Stated problem:
Locate the string "this" in the listing below. Copy every line where it is found.
====== Provided material ======
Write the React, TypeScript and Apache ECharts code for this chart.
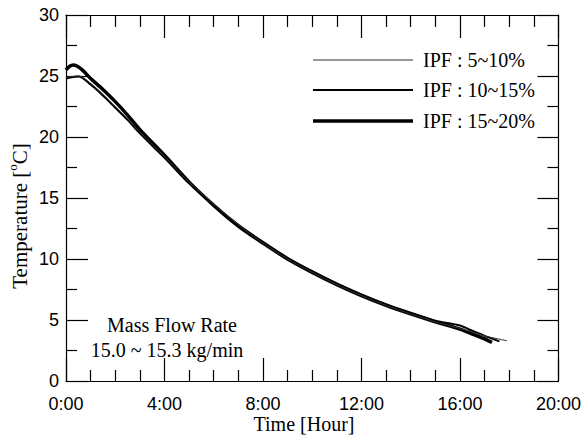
import React, { useEffect, useRef } from "react";
import * as echarts from "echarts";

// Time [hour] and temperature [°C]
const timeThin = [0, 0.5, 1, 1.5, 2, 2.5, 3, 4, 5, 6, 7, 8, 9, 10, 11, 12, 13, 14, 15, 16, 16.5, 17, 17.9];
const tempThin = [24.9, 25.0, 24.4, 23.5, 22.5, 21.5, 20.4, 18.4, 16.3, 14.5, 12.8, 11.3, 10.0, 8.9, 7.9, 7.0, 6.2, 5.5, 4.85, 4.3, 4.0, 3.7, 3.3];

const timeMid = [0, 0.5, 1, 1.5, 2, 2.5, 3, 4, 5, 6, 7, 8, 9, 10, 11, 12, 13, 14, 15, 16, 16.4, 17, 17.6];
const tempMid = [24.8, 24.95, 24.3, 23.4, 22.4, 21.4, 20.3, 18.3, 16.2, 14.4, 12.8, 11.4, 10.1, 9.0, 8.0, 7.1, 6.3, 5.6, 4.95, 4.55, 4.2, 3.7, 3.25];

const timeThick = [0, 0.15, 0.3, 0.6, 1, 1.5, 2, 2.5, 3, 4, 5, 6, 7, 8, 9, 10, 11, 12, 13, 14, 15, 16, 16.5, 17, 17.3];
const tempThick = [25.5, 25.8, 25.9, 25.6, 24.8, 23.9, 22.9, 21.8, 20.6, 18.5, 16.3, 14.4, 12.7, 11.3, 10.0, 8.9, 7.9, 7.0, 6.2, 5.5, 4.85, 4.25, 3.85, 3.45, 3.15];

const seriesNames = ["IPF : 5~10%", "IPF : 10~15%", "IPF : 15~20%"];
const annotationLines = ["Mass Flow Rate", "15.0 ~ 15.3 kg/min"];
const xTitle = "Time [Hour]";

const pairs = (t: number[], v: number[]) => t.map((x, i) => [x, v[i]]);

export default function App() {
  const ref = useRef<HTMLDivElement>(null);
  useEffect(() => {
    if (!ref.current) return;
    const chart = echarts.init(ref.current, undefined, { renderer: "svg" });
    const serif = "'Liberation Serif', 'Times New Roman', serif";
    const sans = "'Liberation Sans', Arial, sans-serif";
    const gridL = 66, gridT = 15, gridR = 563, gridB = 381;
    const axisLine = { show: true, onZero: false, lineStyle: { color: "#000", width: 1.2 } };
    const tickStyle = { color: "#000", width: 1.2 };
    const widths = [1, 2, 3.5];
    const colors = ["#333", "#000", "#000"];
    const data = [pairs(timeThin, tempThin), pairs(timeMid, tempMid), pairs(timeThick, tempThick)];

    const legendRows = [60, 90, 121];
    const legendGraphics: any[] = [];
    seriesNames.forEach((n, i) => {
      legendGraphics.push({
        type: "line",
        shape: { x1: 313, y1: legendRows[i], x2: 413, y2: legendRows[i] },
        style: { stroke: colors[i], lineWidth: widths[i] },
      });
      legendGraphics.push({
        type: "text",
        x: 423,
        y: legendRows[i],
        style: { text: n, font: `20px ${serif}`, fill: "#000", verticalAlign: "middle", align: "left" },
      });
    });

    chart.setOption({
      animation: false,
      backgroundColor: "#fff",
      grid: { left: gridL, top: gridT, right: 584 - gridR, bottom: 435 - gridB, containLabel: false },
      xAxis: [
        {
          type: "value",
          min: 0,
          max: 20,
          interval: 4,
          axisLine,
          axisTick: { show: true, inside: true, length: 23, lineStyle: tickStyle },
          minorTick: { show: true, splitNumber: 4, length: 11, lineStyle: tickStyle },
          splitLine: { show: false },
          axisLabel: {
            formatter: (v: number) => `${v}:00`,
            color: "#000",
            fontFamily: sans,
            fontSize: 18,
            lineHeight: 18,
            margin: 14,
            showMaxLabel: true,
            showMinLabel: true,
          },
        },
        {
          type: "value",
          position: "top",
          min: 0,
          max: 20,
          interval: 4,
          axisLine,
          axisTick: { show: true, inside: true, length: 23, lineStyle: tickStyle },
          minorTick: { show: true, splitNumber: 4, length: 12, lineStyle: tickStyle },
          splitLine: { show: false },
          axisLabel: { show: false },
        },
      ],
      yAxis: [
        {
          type: "value",
          min: 0,
          max: 30,
          interval: 5,
          axisLine,
          axisTick: { show: true, inside: true, length: 22, lineStyle: tickStyle },
          minorTick: { show: true, splitNumber: 2, length: 11, lineStyle: tickStyle },
          splitLine: { show: false },
          axisLabel: { color: "#000", fontFamily: sans, fontSize: 18, margin: 7 },
        },
        {
          type: "value",
          position: "right",
          min: 0,
          max: 30,
          interval: 5,
          axisLine,
          axisTick: { show: true, inside: true, length: 21, lineStyle: tickStyle },
          minorTick: { show: true, splitNumber: 2, length: 11, lineStyle: tickStyle },
          splitLine: { show: false },
          axisLabel: { show: false },
        },
      ],
      series: seriesNames.map((n, i) => ({
        name: n,
        type: "line",
        xAxisIndex: 0,
        yAxisIndex: 0,
        data: data[i],
        showSymbol: false,
        smooth: 0.3,
        lineStyle: { color: colors[i], width: widths[i] },
        itemStyle: { color: colors[i] },
        z: 3 - i,
      })),
      graphic: [
        ...legendGraphics,
        {
          type: "text",
          x: 172,
          y: 325,
          style: { text: annotationLines[0], font: `20px ${serif}`, fill: "#000", align: "center", verticalAlign: "middle" },
        },
        {
          type: "text",
          x: 167,
          y: 350,
          style: { text: annotationLines[1], font: `20px ${serif}`, fill: "#000", align: "center", verticalAlign: "middle" },
        },
        {
          type: "text",
          x: 304,
          y: 424,
          style: { text: xTitle, font: `20px ${serif}`, fill: "#000", align: "center", verticalAlign: "middle" },
        },
        {
          type: "text",
          x: 18,
          y: 216,
          rotation: Math.PI / 2,
          style: {
            text: "{a|Temperature [}{s|o}{a|C]}",
            align: "center",
            verticalAlign: "middle",
            fill: "#000",
            rich: {
              a: { fontFamily: serif, fontSize: 21, fill: "#000", verticalAlign: "bottom", lineHeight: 24 },
              s: { fontFamily: serif, fontSize: 13, fill: "#000", verticalAlign: "top", lineHeight: 24, padding: [0, 0, 8, 0] },
            },
          },
        },
      ],
    });
    return () => chart.dispose();
  }, []);
  return <div ref={ref} style={{ position: "fixed", left: 0, top: 0, width: 584, height: 435 }} />;
}
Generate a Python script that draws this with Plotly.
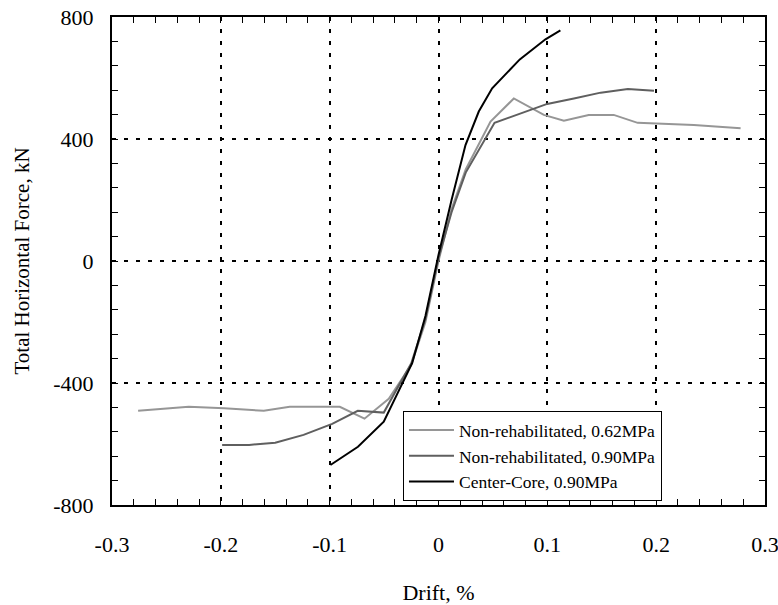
import plotly.graph_objects as go

# Non-rehabilitated, 0.62MPa
d1 = [-0.276, -0.2295, -0.197, -0.1605, -0.1367, -0.0907, -0.068, -0.0457, -0.025, -0.012, 0.0, 0.012, 0.025, 0.0478, 0.0692, 0.0968, 0.1152, 0.138, 0.161, 0.183, 0.2346, 0.2776]
f1 = [-491, -478, -483, -491, -478, -478, -517, -452, -340, -200, 0, 170, 300, 457, 533, 479, 460, 479, 479, 453, 446, 435]
# Non-rehabilitated, 0.90MPa
d2 = [-0.1988, -0.174, -0.15, -0.124, -0.0977, -0.0742, -0.0503, -0.025, -0.012, 0.0, 0.012, 0.025, 0.0515, 0.0754, 0.0999, 0.1244, 0.149, 0.174, 0.198]
f2 = [-603, -603, -596, -570, -534, -491, -497, -335, -190, 10, 160, 290, 453, 484, 515, 533, 552, 564, 558]
# Center-Core, 0.90MPa
d3 = [-0.0993, -0.074, -0.0503, -0.0242, -0.012, 0.0, 0.012, 0.0248, 0.037, 0.0493, 0.0747, 0.0983, 0.112]
f3 = [-669, -609, -527, -335, -180, 20, 200, 380, 490, 566, 661, 727, 756]

names = ["Non-rehabilitated, 0.62MPa", "Non-rehabilitated, 0.90MPa", "Center-Core, 0.90MPa"]
colors = ["#969696", "#5f5f5f", "#000000"]

x_ticks = [-0.3, -0.2, -0.1, 0.0, 0.1, 0.2, 0.3]
x_labels = ["-0.3", "-0.2", "-0.1", "0", "0.1", "0.2", "0.3"]
y_ticks = [-800, -400, 0, 400, 800]
y_labels = ["-800", "-400", "0", "400", "800"]

fig = go.Figure()
for d, f, n, c in zip([d1, d2, d3], [f1, f2, f3], names, colors):
    fig.add_trace(go.Scatter(x=d, y=f, mode="lines", name=n, line=dict(color=c, width=2)))

SERIF = "Liberation Serif, Times New Roman, serif"
tickfont = dict(family=SERIF, color="black", size=22)
axis_common = dict(
    showline=True, linecolor="black", linewidth=2, mirror="allticks",
    ticks="inside", ticklen=6, tickcolor="black", tickwidth=1,
    showgrid=True, gridcolor="black", gridwidth=2, griddash="4px,8px",
    zeroline=False, tickfont=tickfont, tickmode="array", automargin=False,
    ticklabeloverflow="allow",
)
fig.update_xaxes(range=[-0.3, 0.3], tickvals=x_ticks, ticktext=x_labels,
                 ticklabelstandoff=19,
                 minor=dict(dtick=0.02, tick0=-0.3, ticks="inside", ticklen=6, tickcolor="black", tickwidth=1, showgrid=False),
                 title=dict(text="Drift, %", font=dict(family=SERIF, color="black", size=22), standoff=38), **axis_common)
fig.update_yaxes(range=[-800, 800], tickvals=y_ticks, ticktext=y_labels,
                 ticklabelstandoff=12,
                 minor=dict(dtick=80, tick0=-800, ticks="inside", ticklen=6, tickcolor="black", tickwidth=1, showgrid=False),
                 title=dict(text="Total Horizontal Force, kN", font=dict(family=SERIF, color="black", size=21), standoff=18), **axis_common)

fig.update_layout(
    width=778, height=605,
    margin=dict(l=112, r=13, t=17, b=100),
    plot_bgcolor="white", paper_bgcolor="white",
    font=tickfont,
    showlegend=True,
    legend=dict(x=0.4456, y=0.1, xanchor="left", yanchor="middle",
                bgcolor="white", bordercolor="black", borderwidth=1,
                font=dict(family=SERIF, size=17.5, color="black"),
                tracegroupgap=0, itemwidth=45),
)
fig.write_html("out.html")
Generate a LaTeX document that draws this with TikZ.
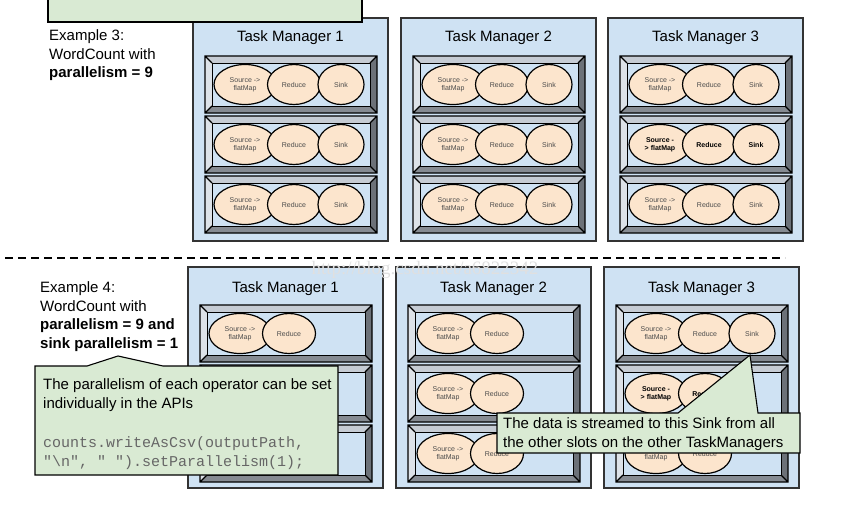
======
Final answer:
Write the React, TypeScript and Apache ECharts code for this chart.
Generate a Python script that draws this with Plotly.
Generate a LaTeX document that draws this with TikZ.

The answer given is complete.